» **REQUIRED TASK**
Search the data below for the word "chart" and copy each line that holds it.

» **STORED DATA**

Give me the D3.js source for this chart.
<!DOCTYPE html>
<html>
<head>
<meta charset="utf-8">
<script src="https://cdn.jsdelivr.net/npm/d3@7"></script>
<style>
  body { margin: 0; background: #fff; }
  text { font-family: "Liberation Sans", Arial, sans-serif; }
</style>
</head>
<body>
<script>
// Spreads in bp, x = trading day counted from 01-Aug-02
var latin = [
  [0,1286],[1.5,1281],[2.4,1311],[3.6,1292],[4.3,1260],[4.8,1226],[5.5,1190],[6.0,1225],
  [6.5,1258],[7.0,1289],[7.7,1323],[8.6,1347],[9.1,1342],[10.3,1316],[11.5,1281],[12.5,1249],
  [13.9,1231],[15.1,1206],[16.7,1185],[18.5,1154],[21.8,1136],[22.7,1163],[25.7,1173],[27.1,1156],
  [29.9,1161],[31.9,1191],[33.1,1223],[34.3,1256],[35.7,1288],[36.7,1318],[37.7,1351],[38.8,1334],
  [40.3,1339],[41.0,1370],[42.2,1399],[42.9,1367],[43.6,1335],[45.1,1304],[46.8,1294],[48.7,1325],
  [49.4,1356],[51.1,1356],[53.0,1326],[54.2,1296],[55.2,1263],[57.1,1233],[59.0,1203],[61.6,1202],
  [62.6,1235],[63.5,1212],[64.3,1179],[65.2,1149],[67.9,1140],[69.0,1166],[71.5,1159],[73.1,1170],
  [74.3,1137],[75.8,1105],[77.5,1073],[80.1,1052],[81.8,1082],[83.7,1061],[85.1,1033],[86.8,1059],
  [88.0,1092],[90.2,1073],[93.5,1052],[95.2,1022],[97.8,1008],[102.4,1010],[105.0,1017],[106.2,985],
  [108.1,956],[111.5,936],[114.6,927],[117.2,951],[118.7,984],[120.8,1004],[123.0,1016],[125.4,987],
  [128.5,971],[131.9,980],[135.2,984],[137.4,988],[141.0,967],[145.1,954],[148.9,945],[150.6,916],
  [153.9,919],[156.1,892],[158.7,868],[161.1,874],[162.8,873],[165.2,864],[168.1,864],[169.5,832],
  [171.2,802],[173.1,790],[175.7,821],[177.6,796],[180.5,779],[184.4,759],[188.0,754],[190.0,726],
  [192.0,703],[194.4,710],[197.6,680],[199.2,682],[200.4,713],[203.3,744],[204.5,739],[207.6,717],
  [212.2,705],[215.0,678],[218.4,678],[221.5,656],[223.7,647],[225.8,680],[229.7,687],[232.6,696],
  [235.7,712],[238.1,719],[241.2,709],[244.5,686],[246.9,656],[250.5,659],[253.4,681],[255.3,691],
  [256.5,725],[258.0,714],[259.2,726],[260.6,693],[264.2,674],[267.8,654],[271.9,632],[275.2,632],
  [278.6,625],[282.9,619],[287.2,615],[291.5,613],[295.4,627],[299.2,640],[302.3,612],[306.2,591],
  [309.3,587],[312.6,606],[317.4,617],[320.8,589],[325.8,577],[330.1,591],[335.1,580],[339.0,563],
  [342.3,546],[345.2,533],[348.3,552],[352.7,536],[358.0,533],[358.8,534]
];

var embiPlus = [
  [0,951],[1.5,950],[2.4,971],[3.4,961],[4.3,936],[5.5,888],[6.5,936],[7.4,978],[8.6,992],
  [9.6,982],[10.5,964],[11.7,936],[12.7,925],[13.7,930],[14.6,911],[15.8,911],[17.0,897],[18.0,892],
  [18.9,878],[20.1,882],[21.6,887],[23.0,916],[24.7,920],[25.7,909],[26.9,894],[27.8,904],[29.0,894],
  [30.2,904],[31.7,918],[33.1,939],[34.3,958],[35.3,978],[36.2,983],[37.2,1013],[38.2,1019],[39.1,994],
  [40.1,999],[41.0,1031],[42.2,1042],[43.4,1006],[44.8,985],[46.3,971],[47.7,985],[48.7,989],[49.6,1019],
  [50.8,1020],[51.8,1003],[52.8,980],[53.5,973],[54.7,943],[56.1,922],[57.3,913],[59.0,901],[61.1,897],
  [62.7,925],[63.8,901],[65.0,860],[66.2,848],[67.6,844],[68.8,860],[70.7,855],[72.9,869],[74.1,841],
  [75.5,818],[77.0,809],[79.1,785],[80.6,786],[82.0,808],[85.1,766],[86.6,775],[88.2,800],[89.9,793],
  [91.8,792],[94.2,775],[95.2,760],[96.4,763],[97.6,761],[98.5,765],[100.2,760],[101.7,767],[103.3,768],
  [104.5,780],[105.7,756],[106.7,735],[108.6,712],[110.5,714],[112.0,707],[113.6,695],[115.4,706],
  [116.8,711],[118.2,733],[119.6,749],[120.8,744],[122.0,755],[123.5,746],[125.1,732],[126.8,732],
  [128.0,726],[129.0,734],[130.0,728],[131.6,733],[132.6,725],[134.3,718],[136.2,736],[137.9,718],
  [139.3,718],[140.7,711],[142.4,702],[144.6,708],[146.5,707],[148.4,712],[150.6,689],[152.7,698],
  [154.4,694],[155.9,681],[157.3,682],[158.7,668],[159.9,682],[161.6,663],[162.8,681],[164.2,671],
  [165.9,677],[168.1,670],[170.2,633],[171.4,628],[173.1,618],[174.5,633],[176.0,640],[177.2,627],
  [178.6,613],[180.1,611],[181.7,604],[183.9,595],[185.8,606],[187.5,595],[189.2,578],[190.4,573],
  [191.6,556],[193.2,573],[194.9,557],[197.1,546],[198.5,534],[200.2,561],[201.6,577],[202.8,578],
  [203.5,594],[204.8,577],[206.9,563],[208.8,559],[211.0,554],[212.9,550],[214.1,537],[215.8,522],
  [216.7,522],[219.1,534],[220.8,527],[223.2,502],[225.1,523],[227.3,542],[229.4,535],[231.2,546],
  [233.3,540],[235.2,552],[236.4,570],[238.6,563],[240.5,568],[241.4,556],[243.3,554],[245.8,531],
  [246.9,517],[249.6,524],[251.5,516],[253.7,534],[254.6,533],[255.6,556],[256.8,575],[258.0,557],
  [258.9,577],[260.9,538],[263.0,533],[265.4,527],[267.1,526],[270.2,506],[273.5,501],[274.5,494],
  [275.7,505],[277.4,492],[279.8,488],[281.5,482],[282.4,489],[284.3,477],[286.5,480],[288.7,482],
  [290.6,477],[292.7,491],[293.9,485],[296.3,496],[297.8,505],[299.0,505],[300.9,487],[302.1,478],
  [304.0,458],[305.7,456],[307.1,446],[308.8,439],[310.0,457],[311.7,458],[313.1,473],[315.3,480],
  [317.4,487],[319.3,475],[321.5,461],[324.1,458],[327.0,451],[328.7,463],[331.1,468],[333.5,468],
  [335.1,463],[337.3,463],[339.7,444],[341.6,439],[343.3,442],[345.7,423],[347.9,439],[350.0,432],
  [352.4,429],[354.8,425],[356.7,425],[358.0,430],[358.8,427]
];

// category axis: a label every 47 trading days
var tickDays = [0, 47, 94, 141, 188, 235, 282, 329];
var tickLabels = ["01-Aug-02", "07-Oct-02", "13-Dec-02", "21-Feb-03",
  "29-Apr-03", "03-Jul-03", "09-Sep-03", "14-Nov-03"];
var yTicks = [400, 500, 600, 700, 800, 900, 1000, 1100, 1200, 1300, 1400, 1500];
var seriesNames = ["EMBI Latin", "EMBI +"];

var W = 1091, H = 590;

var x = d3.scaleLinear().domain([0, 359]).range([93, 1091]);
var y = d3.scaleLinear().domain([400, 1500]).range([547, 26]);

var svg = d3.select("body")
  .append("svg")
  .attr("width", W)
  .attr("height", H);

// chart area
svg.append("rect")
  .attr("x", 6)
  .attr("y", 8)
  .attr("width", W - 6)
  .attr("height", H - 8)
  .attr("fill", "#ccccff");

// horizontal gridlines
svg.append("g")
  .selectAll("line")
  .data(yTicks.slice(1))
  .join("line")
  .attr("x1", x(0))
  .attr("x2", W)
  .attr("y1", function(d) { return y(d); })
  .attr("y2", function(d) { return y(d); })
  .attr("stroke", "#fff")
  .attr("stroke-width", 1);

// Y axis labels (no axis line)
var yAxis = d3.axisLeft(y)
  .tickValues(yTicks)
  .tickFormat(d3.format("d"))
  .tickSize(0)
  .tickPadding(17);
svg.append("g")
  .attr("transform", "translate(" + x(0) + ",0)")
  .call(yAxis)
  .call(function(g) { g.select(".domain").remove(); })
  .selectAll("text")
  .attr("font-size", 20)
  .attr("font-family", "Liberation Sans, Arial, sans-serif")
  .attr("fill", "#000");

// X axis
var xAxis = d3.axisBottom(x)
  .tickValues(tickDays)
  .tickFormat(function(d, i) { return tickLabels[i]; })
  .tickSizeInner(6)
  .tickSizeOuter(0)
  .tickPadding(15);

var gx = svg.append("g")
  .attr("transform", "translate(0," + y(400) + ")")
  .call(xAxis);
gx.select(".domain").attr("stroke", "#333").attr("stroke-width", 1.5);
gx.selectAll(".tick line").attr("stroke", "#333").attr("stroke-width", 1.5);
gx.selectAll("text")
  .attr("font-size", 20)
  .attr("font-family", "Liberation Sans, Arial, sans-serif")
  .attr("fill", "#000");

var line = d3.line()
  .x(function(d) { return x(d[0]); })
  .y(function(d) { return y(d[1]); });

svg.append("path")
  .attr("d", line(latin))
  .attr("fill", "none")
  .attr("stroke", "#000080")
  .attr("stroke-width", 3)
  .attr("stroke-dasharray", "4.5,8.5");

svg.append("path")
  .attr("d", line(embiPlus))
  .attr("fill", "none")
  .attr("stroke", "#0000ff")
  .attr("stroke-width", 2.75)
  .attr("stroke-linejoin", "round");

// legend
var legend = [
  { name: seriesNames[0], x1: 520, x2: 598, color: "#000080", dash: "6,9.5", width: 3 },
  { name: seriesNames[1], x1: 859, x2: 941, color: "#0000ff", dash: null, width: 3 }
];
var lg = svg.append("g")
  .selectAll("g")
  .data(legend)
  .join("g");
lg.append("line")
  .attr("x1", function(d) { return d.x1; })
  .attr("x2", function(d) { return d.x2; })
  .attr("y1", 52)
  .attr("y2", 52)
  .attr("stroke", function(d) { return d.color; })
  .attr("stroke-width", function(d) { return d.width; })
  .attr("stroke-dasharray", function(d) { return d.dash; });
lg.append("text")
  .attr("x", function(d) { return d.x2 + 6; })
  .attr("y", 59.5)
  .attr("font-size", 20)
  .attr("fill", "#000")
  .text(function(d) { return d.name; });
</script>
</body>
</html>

» **TASK RESULT**
Give me the D3.js source for this chart.
// chart area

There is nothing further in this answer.